Distributor: Schafer Hardwood Flooring Co.
Flooring: John Yarema Engineered
Abrasive: Cumi Canada (Künzle & Tasin)
Edger: American Sanders
It is hard to believe that 15 years have passed since this stunning Wood Floor of the Year entry graced the cover of Hardwood Floors magazine. The year was 2006, and this entry from John Yarema, with Johnson Yarema Hardwood Floors, took the prize for Best Commercial/Showroom.
The floor, which is an art deco design originally destined for singer-songwriter Kid Rock’s recording studio, includes wenge, quartersawn white oak, quartersawn maple, and quartersawn walnut that was stained to provide greater color contrast. The parquet pattern, which was an original custom design by Yarema, is “rooted in a herringbone,” he says, but “feels like sound waves.”
To execute the extremely precise cuts required for this installation, Yarema and his team used CNC technology. “We were at the tip of the spear in terms of CNC cutting at the time,” he says. “Our guys were all the best of the best, so I would just push them and push them.” Yarema adds that he and his employee, Brett Russell, “came in on a weekend
and installed and finished the floor. All the points were perfect, and [as to how that happened], I have no answer. That never happens.”
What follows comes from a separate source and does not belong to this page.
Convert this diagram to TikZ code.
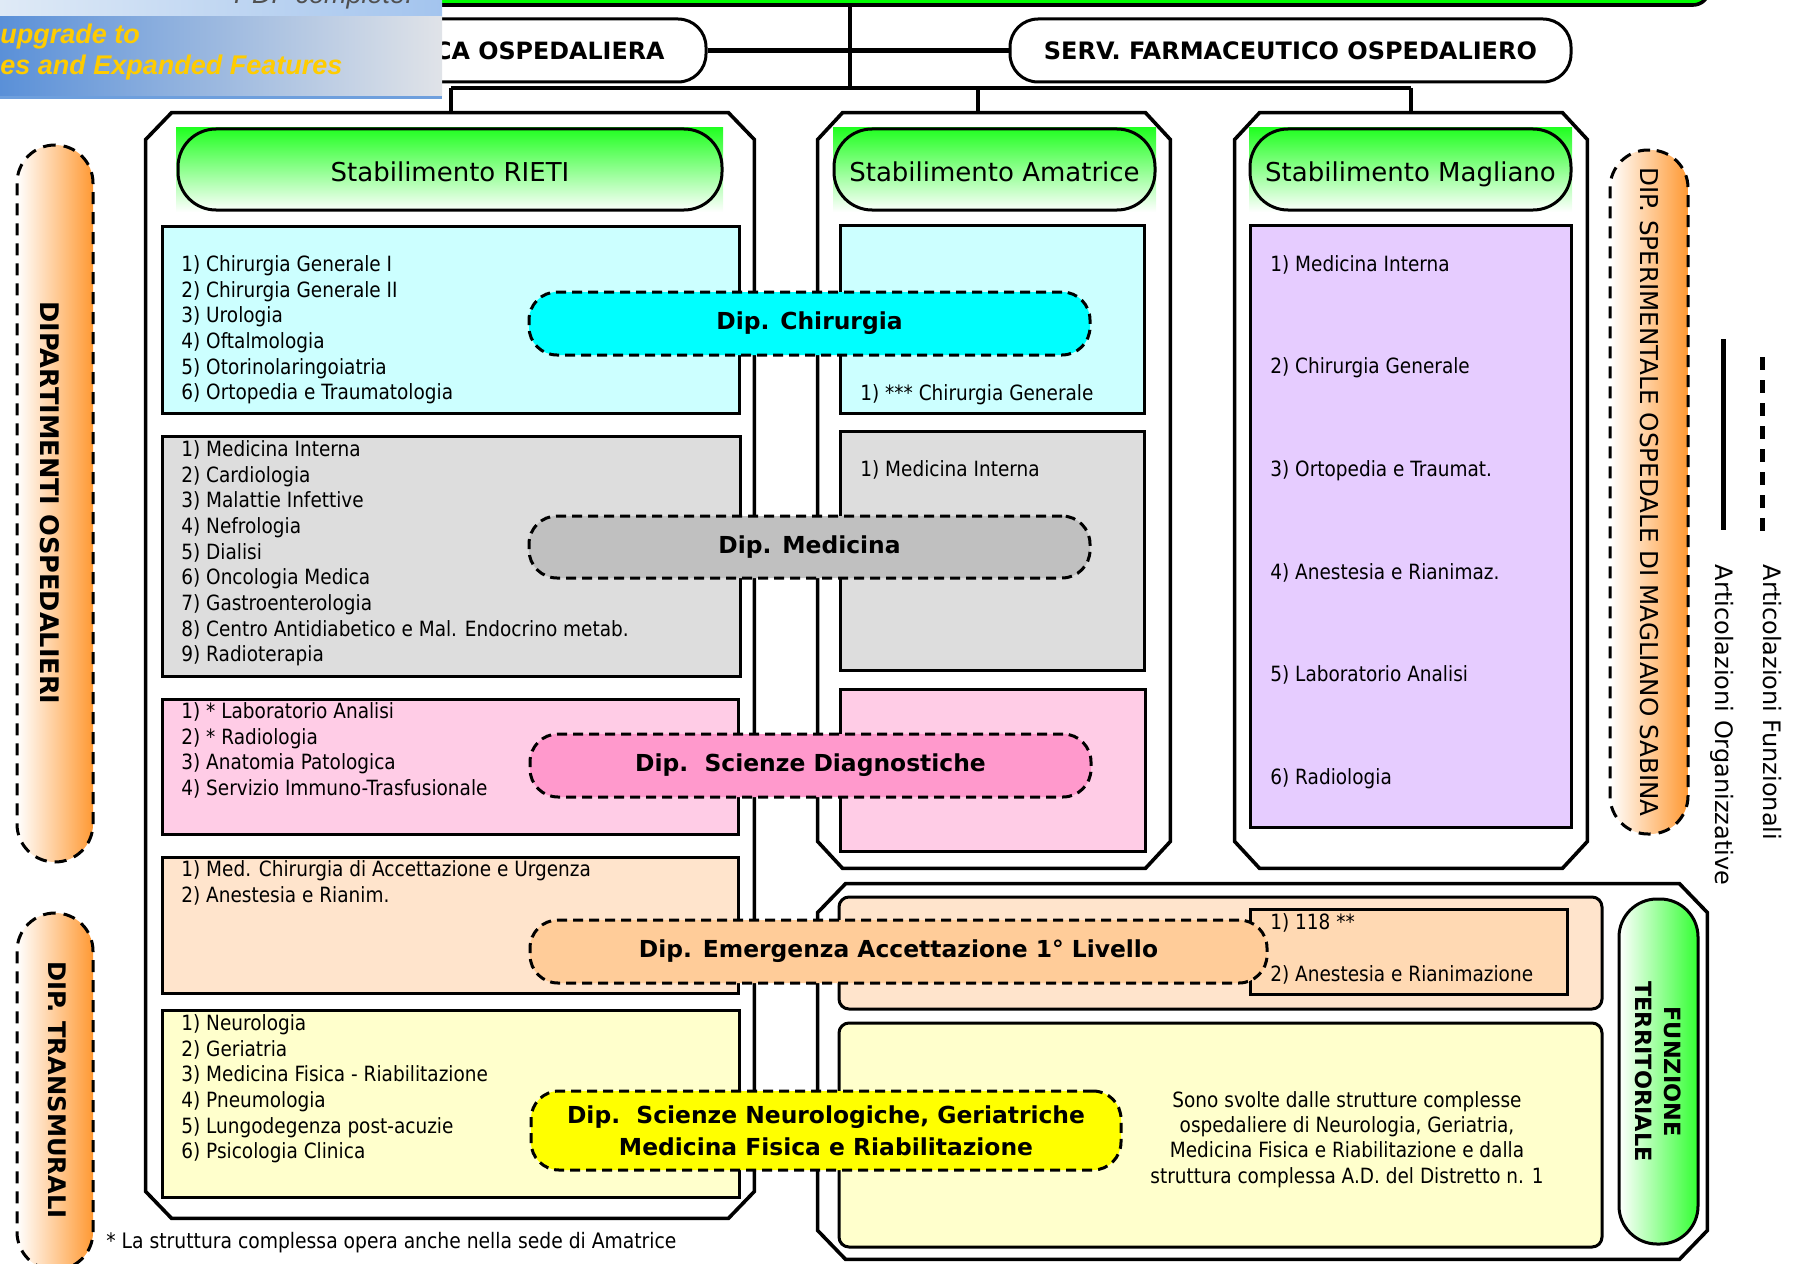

Although back in 2006, the criteria for the Commercial/Showroom category was very broad, Yarema’s winning entry would be a contender for several 2021 Wood Floor of the Year categories, which are based on mastery and execution of specific skill sets. This floor specifically highlights some of the criteria in both the Best Circular/Curved, and Best Parquetry categories.
Yarema concurs that the competition is better-suited to recognize skills rather than specific installation locations. “It is not as important what room or building [the floor] was installed in,” he says. The competition is better when it is “more focused on the techniques employed to get it done.”
For his part, Yarema concedes that he learned the skills to execute a floor like this through trial and error, but he recommends that “being a member of the NWFA is a great place to start. The NWFA classes are well done, but most importantly, you meet people in the floor trade all over the country that really care about trying to be good at what they do.”
Today, Yarema works with his son, Philip, designing, fabricating, and building their own floors, while also focusing on creating entire spaces using all kinds of materials. “We have two giant ceramic kilns for making our own brick and tile, and an iron forge and a power hammer for creating and integrating iron, copper, and bronze into walls, floors, and ceilings,” he says. His team currently includes retired model makers from Mercedes, blacksmiths, metalsmiths, ceramicists, masons, and flooring professionals. Philip’s training is in furniture design, so Yarema and his team are able to offer full-space consultations, of which flooring is an integral component.
What is Yarema’s advice for creating opportunities to produce award-worthy floors like this one? “Spend one day a week creating something new,” he says. “A color treatment, a design, even just a small mockup. Then go out and try to sell it.”